Y una curiosidad más a propósito de este pez, por tantas cosas tan singular: su forma, que muchos no dudarán, a primera vista, en asociar con los peces llamados “planos”. De esa forma parece. Sin embargo el sampedro no pertenece a tal orden, en el que se integran lenguados y gallos, por ejemplo, que tienen los dos ojos apareados en el mismo costado; sino que el nuestro pertenece a la familia de los “zeiformes”, es decir, los que tienen un cuerpo estirado y comprimido, ciertamente muy aplanado, pero con un ojo a cada lado, lo cual se traduce en que nadan verticalmente, y no de modo horizontal, como lo hacen los “planos”.

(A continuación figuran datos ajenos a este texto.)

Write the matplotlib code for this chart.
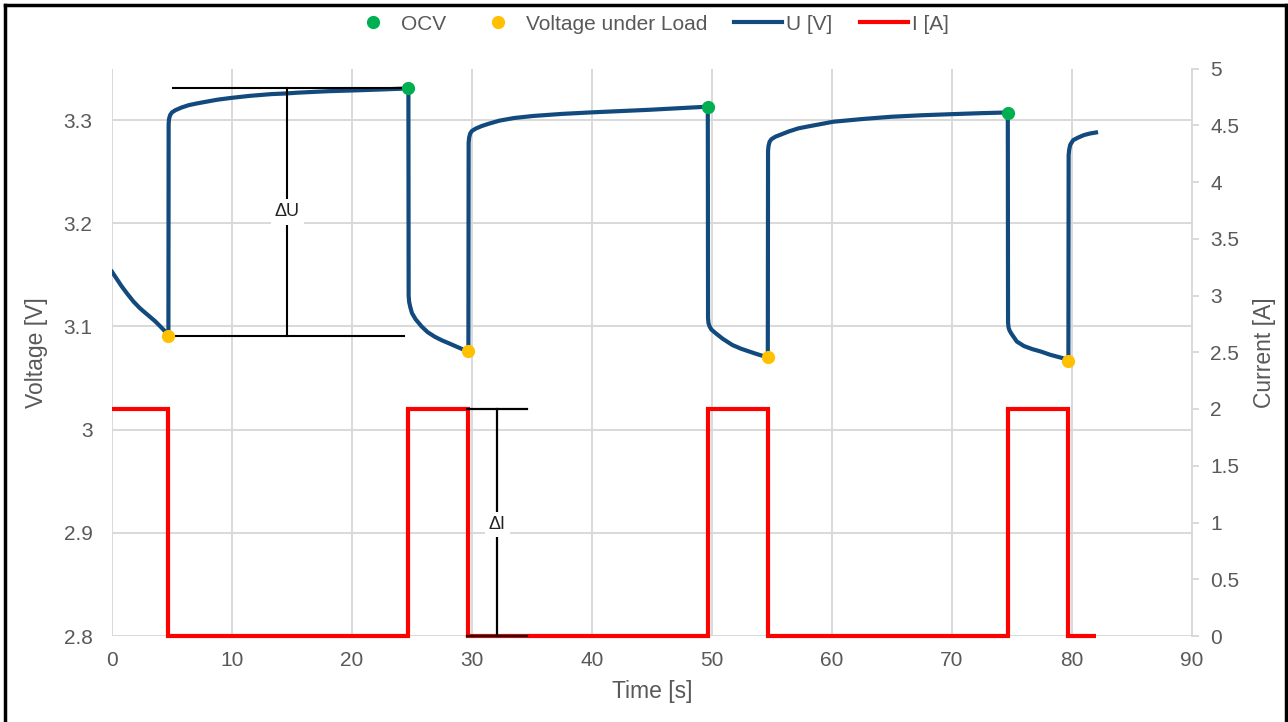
import matplotlib
matplotlib.use("Agg")
import matplotlib.pyplot as plt
from matplotlib.lines import Line2D

# ---------------- data ----------------
time_u = [0, 0.4, 0.8, 1.25, 1.8, 2.3, 2.64, 3.2, 3.6, 4.03, 4.4, 4.7,
          4.72, 4.75, 4.85, 5.0, 5.3, 5.8, 6.4, 7.1, 7.8, 8.8, 10.0, 11.5, 13.3, 14.5,
          15.5, 18.0, 20.5, 22.5, 24.7,
          24.72, 24.76, 24.85, 25.0, 25.3, 25.8, 26.3, 26.9, 27.5, 28.05, 28.7, 29.4, 29.7,
          29.72, 29.76, 29.85, 30.0, 30.3, 30.8, 31.4, 32.3, 33.5, 35.1, 37.5, 40.0,
          42.5, 44.8, 47.2, 49.65,
          49.67, 49.71, 49.8, 49.95, 50.3, 50.9, 51.7, 52.4, 53.1, 53.8, 54.65,
          54.67, 54.71, 54.8, 54.95, 55.3, 55.7, 56.4, 57.2, 57.9, 59.0, 60.1, 62.5,
          64.9, 67.5, 70.1, 72.4, 74.65,
          74.67, 74.71, 74.8, 74.95, 75.4, 76.0, 76.7, 77.4, 78.2, 79.0, 79.7,
          79.72, 79.76, 79.85, 80.1, 80.5, 81.0, 81.5, 82.0]
voltage = [3.153, 3.146, 3.139, 3.132, 3.124, 3.118, 3.1145, 3.109, 3.105, 3.100, 3.0955, 3.091,
           3.296, 3.301, 3.305, 3.3075, 3.3097, 3.3122, 3.3145, 3.3162, 3.3177, 3.3198, 3.3216,
           3.3235, 3.3252, 3.3258, 3.3266, 3.328, 3.3289, 3.3297, 3.3307,
           3.130, 3.124, 3.119, 3.1129, 3.107, 3.100, 3.0945, 3.090, 3.0865, 3.0838, 3.0805,
           3.077, 3.0763,
           3.278, 3.283, 3.287, 3.2895, 3.2917, 3.2942, 3.2965, 3.2995, 3.302, 3.304, 3.306,
           3.3075, 3.3088, 3.310, 3.3115, 3.313,
           3.108, 3.103, 3.100, 3.097, 3.0935, 3.088, 3.082, 3.0785, 3.0757, 3.073, 3.070,
           3.270, 3.275, 3.279, 3.2815, 3.284, 3.2858, 3.289, 3.292, 3.2936, 3.296, 3.2984,
           3.301, 3.3032, 3.3047, 3.3058, 3.3067, 3.3074,
           3.104, 3.099, 3.096, 3.093, 3.0854, 3.081, 3.078, 3.0757, 3.0725, 3.070, 3.0677,
           3.266, 3.271, 3.276, 3.2806, 3.283, 3.2855, 3.287, 3.288]

time_i = [0, 4.7, 4.7, 24.7, 24.7, 29.7, 29.7, 49.7, 49.7, 54.7, 54.7, 74.7, 74.7, 79.7, 79.7, 82.0]
current = [2, 2, 0, 0, 2, 2, 0, 0, 2, 2, 0, 0, 2, 2, 0, 0]

ocv_t = [24.7, 49.65, 74.65]
ocv_v = [3.3307, 3.313, 3.307]
load_t = [4.7, 29.7, 54.65, 79.7]
load_v = [3.091, 3.0763, 3.070, 3.067]

x_ticks = [0, 10, 20, 30, 40, 50, 60, 70, 80, 90]
v_ticks = [2.8, 2.9, 3.0, 3.1, 3.2, 3.3]
v_ticklabels = ["2.8", "2.9", "3", "3.1", "3.2", "3.3"]
i_ticks = [0, 0.5, 1, 1.5, 2, 2.5, 3, 3.5, 4, 4.5, 5]
i_ticklabels = ["0", "0.5", "1", "1.5", "2", "2.5", "3", "3.5", "4", "4.5", "5"]

# annotation extents (time) and label heights
du_x0, du_x1, du_xm, du_label_v = 5.1, 24.3, 14.6, 3.211
di_x0, di_x1, di_xm, di_label_i = 29.6, 34.6, 32.1, 0.98

# ---------------- style ----------------
GRAY = "#595959"
GRID = "#D9D9D9"
BLUE = "#124A7E"
RED = "#FF0000"
GREEN = "#00B050"
YELLOW = "#FFC000"
plt.rcParams["font.family"] = ["Liberation Sans", "DejaVu Sans"]

W, H = 1288, 722
fig = plt.figure(figsize=(W / 100, H / 100), dpi=100)
ax = fig.add_axes([112 / W, 1 - 636 / H, (1192 - 112) / W, (636 - 68.5) / H])
ax2 = ax.twinx()

# voltage axis
ax.set_xlim(0, 90)
ax.set_ylim(2.8, 3.35)
ax.set_xticks(x_ticks)
ax.set_yticks(v_ticks)
ax.set_yticklabels(v_ticklabels)
ax.grid(True, color=GRID, linewidth=1.4)
ax.set_axisbelow(True)
for s in ax.spines.values():
    s.set_visible(False)
ax.tick_params(axis="both", length=0, labelsize=15, labelcolor=GRAY)
ax.tick_params(axis="x", pad=11)
ax.tick_params(axis="y", pad=14)
ax.set_xlabel("Time [s]", fontsize=16.5, color=GRAY, labelpad=7)
ax.set_ylabel("Voltage [V]", fontsize=16.5, color=GRAY, labelpad=11)

# current axis
ax2.set_ylim(0, 5)
ax2.set_yticks(i_ticks)
ax2.set_yticklabels(i_ticklabels)
for k, s in ax2.spines.items():
    s.set_visible(k == "right")
ax2.spines["right"].set_color(GRID)
ax2.spines["right"].set_linewidth(1.4)
ax2.tick_params(axis="y", length=5, width=1.4, color=GRID, labelsize=15, labelcolor=GRAY, pad=8)
ax2.set_ylabel("Current [A]", fontsize=16.5, color=GRAY, labelpad=10)

# series
ax2.plot(time_i, current, color=RED, linewidth=3, solid_joinstyle="miter",
         solid_capstyle="butt", clip_on=False, zorder=3)
ax.plot(time_u, voltage, color=BLUE, linewidth=3, solid_joinstyle="round", zorder=3)
ax.plot(ocv_t, ocv_v, "o", color=GREEN, markersize=8.5, zorder=5)
ax.plot(load_t, load_v, "o", color=YELLOW, markersize=8.5, zorder=5)

# ΔU annotation
u_top, u_bot = ocv_v[0], load_v[0]
for xs, ys in [((du_x0, du_x1), (u_top, u_top)), ((du_x0, du_x1), (u_bot, u_bot)),
               ((du_xm, du_xm), (u_bot, u_top))]:
    ax.plot(xs, ys, color="black", linewidth=1.5, zorder=4)
ax.text(du_xm, du_label_v, "ΔU", ha="center", va="center", fontsize=13, color="#222222",
        bbox=dict(facecolor="white", edgecolor="none", pad=3), zorder=6)

# ΔI annotation
i_top, i_bot = current[0], current[2]
for xs, ys in [((di_x0, di_x1), (i_top, i_top)), ((di_x0, di_x1), (i_bot, i_bot)),
               ((di_xm, di_xm), (i_bot, i_top))]:
    ax2.plot(xs, ys, color="black", linewidth=1.6, clip_on=False, zorder=4)
ax2.text(di_xm, di_label_i, "ΔI", ha="center", va="center", fontsize=13, color="#222222",
         bbox=dict(facecolor="white", edgecolor="none", pad=3), zorder=6)

# legend
handles = [
    Line2D([], [], linestyle="none", marker="o", color=GREEN, markersize=8.5),
    Line2D([], [], linestyle="none", marker="o", color=YELLOW, markersize=8.5),
    Line2D([], [], color=BLUE, linewidth=3),
    Line2D([], [], color=RED, linewidth=3),
]
labels = ["OCV", "Voltage under Load", "U [V]", "I [A]"]
fig.legend(handles, labels, loc="center", bbox_to_anchor=(649 / W, 1 - 24 / H), ncol=4,
           frameon=False, fontsize=15, handlelength=2.3, handletextpad=0.2,
           columnspacing=1.3, labelcolor=GRAY)

# figure border
for xs, ys in [((5 / W, 5 / W), (0, 1 - 4.5 / H)), ((5 / W, 1286 / W), (1 - 4.5 / H, 1 - 4.5 / H)),
               ((1286 / W, 1286 / W), (0, 1 - 4.5 / H))]:
    fig.add_artist(Line2D(xs, ys, transform=fig.transFigure, color="black", linewidth=2.5))

fig.savefig("out.png", dpi=100)
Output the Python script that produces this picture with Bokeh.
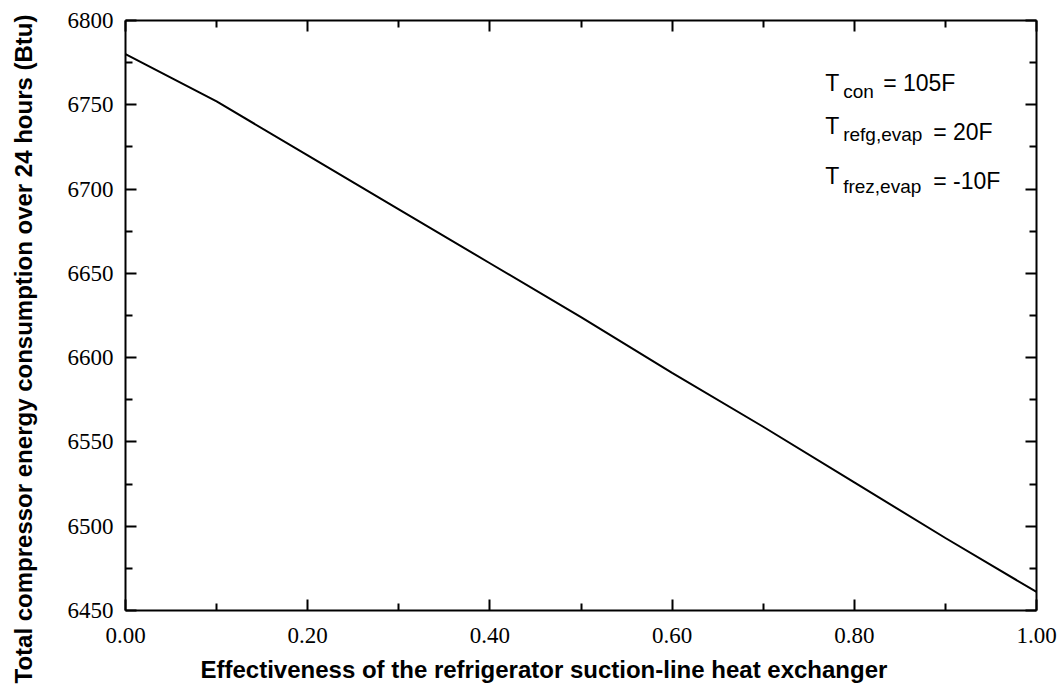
import math
from bokeh.plotting import figure
from bokeh.models import (Range1d, FixedTicker, LinearAxis, Label,
                          NumeralTickFormatter, CustomJSTickFormatter)
from bokeh.embed import file_html
from bokeh.resources import INLINE

# ---- data ----
effectiveness = [0.0, 0.1, 0.2, 0.3, 0.4, 0.5, 0.6, 0.7, 0.8, 0.9, 1.0]
energy_btu = [6780, 6752, 6720, 6688, 6656, 6624, 6591, 6559, 6526, 6493, 6461]

x_major = [0.0, 0.2, 0.4, 0.6, 0.8, 1.0]
x_minor = [0.1, 0.3, 0.5, 0.7, 0.9]
y_major = [6450, 6500, 6550, 6600, 6650, 6700, 6750, 6800]
y_minor = [6475, 6525, 6575, 6625, 6675, 6725, 6775]

x_title_text = "Effectiveness of the refrigerator suction-line heat exchanger"
y_title_text = "Total compressor energy consumption over 24 hours (Btu)"

ann_main = ["T", "T", "T"]
ann_sub = ["con", "refg,evap", "frez,evap"]
ann_rest = ["= 105F", "= 20F", "= -10F"]
ann_y = [6757.3, 6732.0, 6702.3]

SANS = "Liberation Sans"
SERIF = "Liberation Serif"

X0, X1 = x_major[0], x_major[-1]
Y0, Y1 = y_major[0], y_major[-1]

# ---- layout (pixels) : plotting box inside the 1058 x 689 canvas ----
W, H = 1058, 689
BOX_L, BOX_R, BOX_T, BOX_B = 125, 1036, 20, 610
kx = (X1 - X0) / (BOX_R - BOX_L)
ky = (Y1 - Y0) / (BOX_B - BOX_T)
x_range = Range1d(X0 - BOX_L * kx, X1 + (W - BOX_R) * kx)
y_range = Range1d(Y0 - (H - BOX_B) * ky, Y1 + BOX_T * ky)

p = figure(width=W, height=H, output_backend="svg", toolbar_location=None,
           x_range=x_range, y_range=y_range,
           min_border=0, x_axis_type=None, y_axis_type=None)
p.grid.visible = False
p.outline_line_color = None
p.background_fill_color = "white"
p.border_fill_color = "white"

def style_axis(ax, major, minor, fmt, show_labels):
    ax.ticker = FixedTicker(ticks=major, minor_ticks=minor)
    ax.axis_line_color = "black"
    ax.axis_line_width = 2
    ax.major_tick_in = 11
    ax.major_tick_out = 0
    ax.minor_tick_in = 7
    ax.minor_tick_out = 0
    ax.major_tick_line_width = 2
    ax.minor_tick_line_width = 2
    ax.major_tick_line_color = "black"
    ax.minor_tick_line_color = "black"
    if show_labels:
        ax.formatter = NumeralTickFormatter(format=fmt)
        ax.major_label_text_font = SERIF
        ax.major_label_text_font_size = "23px"
        ax.major_label_text_color = "black"
    else:
        ax.formatter = CustomJSTickFormatter(code="return ''")
        ax.major_label_text_font_size = "0px"
        ax.major_label_standoff = 0

xb = LinearAxis(fixed_location=Y0, bounds=(X0, X1))
style_axis(xb, x_major, x_minor, "0.00", True)
xb.major_label_standoff = 17
p.add_layout(xb, "below")

yl = LinearAxis(fixed_location=X0, bounds=(Y0, Y1))
style_axis(yl, y_major, y_minor, "0", True)
yl.major_label_standoff = 12
p.add_layout(yl, "left")

xt = LinearAxis(fixed_location=Y1, bounds=(X0, X1))
style_axis(xt, x_major, x_minor, "0.00", False)
p.add_layout(xt, "above")

yr = LinearAxis(fixed_location=X1, bounds=(Y0, Y1))
style_axis(yr, y_major, y_minor, "0", False)
p.add_layout(yr, "right")

p.line(effectiveness, energy_btu, line_color="black", line_width=2)

# axis titles, anchored at the box's lower-left corner
p.add_layout(Label(x=X0, y=Y0, x_offset=75, y_offset=-59, text=x_title_text,
                   text_font=SANS, text_font_size="24px", text_font_style="bold",
                   text_align="left", text_baseline="alphabetic", text_color="black"))
p.add_layout(Label(x=X0, y=Y0, x_offset=-102, y_offset=-73, text=y_title_text,
                   angle=math.pi / 2, text_font=SANS, text_font_size="24px",
                   text_font_style="bold", text_align="left",
                   text_baseline="alphabetic", text_color="black"))

ann_x = 0.768
SHIFT = 9
sub_dx = 18
sub_dy = [-8, -8, -10]
rest_dy = [0, -6, -5]
rest_dx = [58, 108, 108]
for i in range(3):
    p.add_layout(Label(x=ann_x, y=ann_y[i], y_offset=SHIFT, text=ann_main[i],
                       text_font=SANS, text_font_size="23px",
                       text_baseline="alphabetic", text_color="black"))
    p.add_layout(Label(x=ann_x, y=ann_y[i], x_offset=sub_dx, y_offset=SHIFT + sub_dy[i],
                       text=ann_sub[i], text_font=SANS, text_font_size="19px",
                       text_baseline="alphabetic", text_color="black"))
    p.add_layout(Label(x=ann_x, y=ann_y[i], x_offset=rest_dx[i],
                       y_offset=SHIFT + rest_dy[i], text=ann_rest[i],
                       text_font=SANS, text_font_size="23px",
                       text_baseline="alphabetic", text_color="black"))

open("out.html", "w").write(file_html(p, INLINE))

Ya en la cocina, el sanmartiño da un freír excelente, y también pueden quedar perfectos y muy perfumados sus lomos en la plancha. Sin embargo, para mí su aprovechamiento mejor es como integrante esencial de la caldeirada, ese plato jocundo y marinero de mi tierra. Al respecto de tal, he de deciros que, de las muchas caldeiradas que el destino me ha otorgado disfrutar, ninguna tan soberbia en la memoria como aquella que, cada verano -y hace más de tres décadas de lo que aquí evoco- me preparaba, siempre por encargo, el viejo patriarca rector del restaurante “Las Palomas”, sito en el pequeño y delicioso puerto de Espasante, en mi Ortigueira natal. Recuerdo que aquel buen hombre, que había aprendido su noble oficio directamente en la cocina de los barcos de pesca, a mi llamada de encargo siempre le ponía una condición: …“ben, para esa fecha poderá ser…sempre e cando me poida facer con sanmartiño, que si non non é caldeirada”. La caldeirada, cierto, es el más tradicional -y el más rotundo- de los guisos de pescado en Galicia. Su formulación es en extremo sencilla, y, por lo mismo, asaz complicado su remate perfecto. Un guiso de caldo corto, en el que intervienen las patatas, alguna hortaliza, en particular tomate, cebolla y pimiento, y varios pescados, cuando menos tres: merluza, rape, raya, sargo, crego…y, en mi reiterada opinión, imprescindible y obligado, el sanmartiño. Buen provecho.